>> Begin

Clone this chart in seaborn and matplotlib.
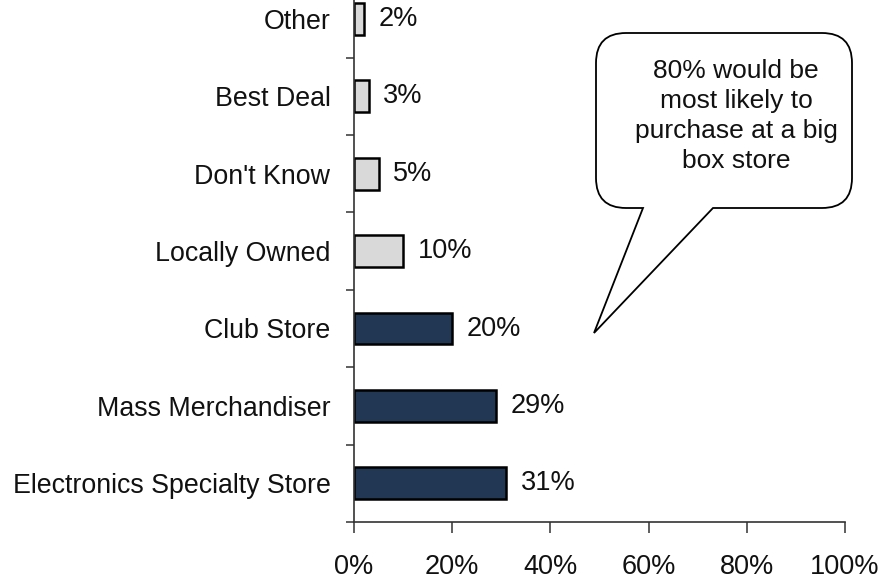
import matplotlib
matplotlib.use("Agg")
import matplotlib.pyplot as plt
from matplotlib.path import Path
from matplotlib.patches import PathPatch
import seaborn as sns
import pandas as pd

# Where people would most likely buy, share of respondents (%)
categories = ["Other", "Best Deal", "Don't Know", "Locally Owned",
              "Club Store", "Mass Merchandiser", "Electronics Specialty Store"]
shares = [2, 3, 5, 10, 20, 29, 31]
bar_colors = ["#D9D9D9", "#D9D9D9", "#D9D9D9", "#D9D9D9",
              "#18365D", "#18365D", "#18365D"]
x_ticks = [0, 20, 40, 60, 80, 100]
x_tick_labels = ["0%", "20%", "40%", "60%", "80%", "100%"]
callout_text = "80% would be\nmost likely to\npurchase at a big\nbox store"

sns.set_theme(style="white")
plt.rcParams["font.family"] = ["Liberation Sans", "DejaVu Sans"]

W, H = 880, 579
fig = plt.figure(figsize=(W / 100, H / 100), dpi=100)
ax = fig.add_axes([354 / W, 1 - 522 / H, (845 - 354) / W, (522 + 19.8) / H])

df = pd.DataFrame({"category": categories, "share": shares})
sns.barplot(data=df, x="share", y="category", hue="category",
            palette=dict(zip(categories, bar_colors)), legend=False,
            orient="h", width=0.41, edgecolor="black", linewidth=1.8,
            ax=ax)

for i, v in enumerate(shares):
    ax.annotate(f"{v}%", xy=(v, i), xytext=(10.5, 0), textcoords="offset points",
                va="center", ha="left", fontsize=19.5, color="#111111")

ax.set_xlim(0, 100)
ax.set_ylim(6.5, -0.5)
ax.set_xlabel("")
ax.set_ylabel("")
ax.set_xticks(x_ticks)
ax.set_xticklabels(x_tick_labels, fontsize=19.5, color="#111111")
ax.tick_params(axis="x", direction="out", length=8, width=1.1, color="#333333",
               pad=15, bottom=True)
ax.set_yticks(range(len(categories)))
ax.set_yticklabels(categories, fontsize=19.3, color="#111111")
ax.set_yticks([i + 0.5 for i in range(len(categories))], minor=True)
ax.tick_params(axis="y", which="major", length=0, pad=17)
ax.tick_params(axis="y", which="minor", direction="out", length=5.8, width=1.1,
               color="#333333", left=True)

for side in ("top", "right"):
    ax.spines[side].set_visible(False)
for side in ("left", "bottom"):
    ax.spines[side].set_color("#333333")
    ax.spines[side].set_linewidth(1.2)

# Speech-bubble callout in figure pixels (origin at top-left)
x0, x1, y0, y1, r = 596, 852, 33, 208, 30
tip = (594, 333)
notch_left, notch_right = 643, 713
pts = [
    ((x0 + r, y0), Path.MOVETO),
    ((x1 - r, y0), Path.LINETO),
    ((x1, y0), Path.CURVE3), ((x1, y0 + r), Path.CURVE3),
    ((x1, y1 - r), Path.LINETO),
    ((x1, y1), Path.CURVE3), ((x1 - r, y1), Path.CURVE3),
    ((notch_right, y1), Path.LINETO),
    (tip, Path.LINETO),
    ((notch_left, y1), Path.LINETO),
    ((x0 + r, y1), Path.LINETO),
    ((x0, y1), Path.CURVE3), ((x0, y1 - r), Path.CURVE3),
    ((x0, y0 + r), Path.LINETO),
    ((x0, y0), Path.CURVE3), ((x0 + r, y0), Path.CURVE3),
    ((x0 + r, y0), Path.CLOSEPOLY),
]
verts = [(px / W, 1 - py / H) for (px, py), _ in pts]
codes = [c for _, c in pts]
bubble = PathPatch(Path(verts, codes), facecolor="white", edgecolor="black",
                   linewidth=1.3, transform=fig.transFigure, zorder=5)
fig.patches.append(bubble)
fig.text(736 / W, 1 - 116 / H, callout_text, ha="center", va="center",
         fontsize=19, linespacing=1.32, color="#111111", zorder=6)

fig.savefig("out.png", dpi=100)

>> End

YOUR GOAL :: Set the data above down again exactly as given, with no pictures.

THE ANSWER ::
Clone this chart in seaborn and matplotlib.
import matplotlib
matplotlib.use("Agg")
import matplotlib.pyplot as plt
from matplotlib.path import Path
from matplotlib.patches import PathPatch
import seaborn as sns
import pandas as pd

# Where people would most likely buy, share of respondents (%)
categories = ["Other", "Best Deal", "Don't Know", "Locally Owned",
              "Club Store", "Mass Merchandiser", "Electronics Specialty Store"]
shares = [2, 3, 5, 10, 20, 29, 31]
bar_colors = ["#D9D9D9", "#D9D9D9", "#D9D9D9", "#D9D9D9",
              "#18365D", "#18365D", "#18365D"]
x_ticks = [0, 20, 40, 60, 80, 100]
x_tick_labels = ["0%", "20%", "40%", "60%", "80%", "100%"]
callout_text = "80% would be\nmost likely to\npurchase at a big\nbox store"

sns.set_theme(style="white")
plt.rcParams["font.family"] = ["Liberation Sans", "DejaVu Sans"]

W, H = 880, 579
fig = plt.figure(figsize=(W / 100, H / 100), dpi=100)
ax = fig.add_axes([354 / W, 1 - 522 / H, (845 - 354) / W, (522 + 19.8) / H])

df = pd.DataFrame({"category": categories, "share": shares})
sns.barplot(data=df, x="share", y="category", hue="category",
            palette=dict(zip(categories, bar_colors)), legend=False,
            orient="h", width=0.41, edgecolor="black", linewidth=1.8,
            ax=ax)

for i, v in enumerate(shares):
    ax.annotate(f"{v}%", xy=(v, i), xytext=(10.5, 0), textcoords="offset points",
                va="center", ha="left", fontsize=19.5, color="#111111")

ax.set_xlim(0, 100)
ax.set_ylim(6.5, -0.5)
ax.set_xlabel("")
ax.set_ylabel("")
ax.set_xticks(x_ticks)
ax.set_xticklabels(x_tick_labels, fontsize=19.5, color="#111111")
ax.tick_params(axis="x", direction="out", length=8, width=1.1, color="#333333",
               pad=15, bottom=True)
ax.set_yticks(range(len(categories)))
ax.set_yticklabels(categories, fontsize=19.3, color="#111111")
ax.set_yticks([i + 0.5 for i in range(len(categories))], minor=True)
ax.tick_params(axis="y", which="major", length=0, pad=17)
ax.tick_params(axis="y", which="minor", direction="out", length=5.8, width=1.1,
               color="#333333", left=True)

for side in ("top", "right"):
    ax.spines[side].set_visible(False)
for side in ("left", "bottom"):
    ax.spines[side].set_color("#333333")
    ax.spines[side].set_linewidth(1.2)

# Speech-bubble callout in figure pixels (origin at top-left)
x0, x1, y0, y1, r = 596, 852, 33, 208, 30
tip = (594, 333)
notch_left, notch_right = 643, 713
pts = [
    ((x0 + r, y0), Path.MOVETO),
    ((x1 - r, y0), Path.LINETO),
    ((x1, y0), Path.CURVE3), ((x1, y0 + r), Path.CURVE3),
    ((x1, y1 - r), Path.LINETO),
    ((x1, y1), Path.CURVE3), ((x1 - r, y1), Path.CURVE3),
    ((notch_right, y1), Path.LINETO),
    (tip, Path.LINETO),
    ((notch_left, y1), Path.LINETO),
    ((x0 + r, y1), Path.LINETO),
    ((x0, y1), Path.CURVE3), ((x0, y1 - r), Path.CURVE3),
    ((x0, y0 + r), Path.LINETO),
    ((x0, y0), Path.CURVE3), ((x0 + r, y0), Path.CURVE3),
    ((x0 + r, y0), Path.CLOSEPOLY),
]
verts = [(px / W, 1 - py / H) for (px, py), _ in pts]
codes = [c for _, c in pts]
bubble = PathPatch(Path(verts, codes), facecolor="white", edgecolor="black",
                   linewidth=1.3, transform=fig.transFigure, zorder=5)
fig.patches.append(bubble)
fig.text(736 / W, 1 - 116 / H, callout_text, ha="center", va="center",
         fontsize=19, linespacing=1.32, color="#111111", zorder=6)

fig.savefig("out.png", dpi=100)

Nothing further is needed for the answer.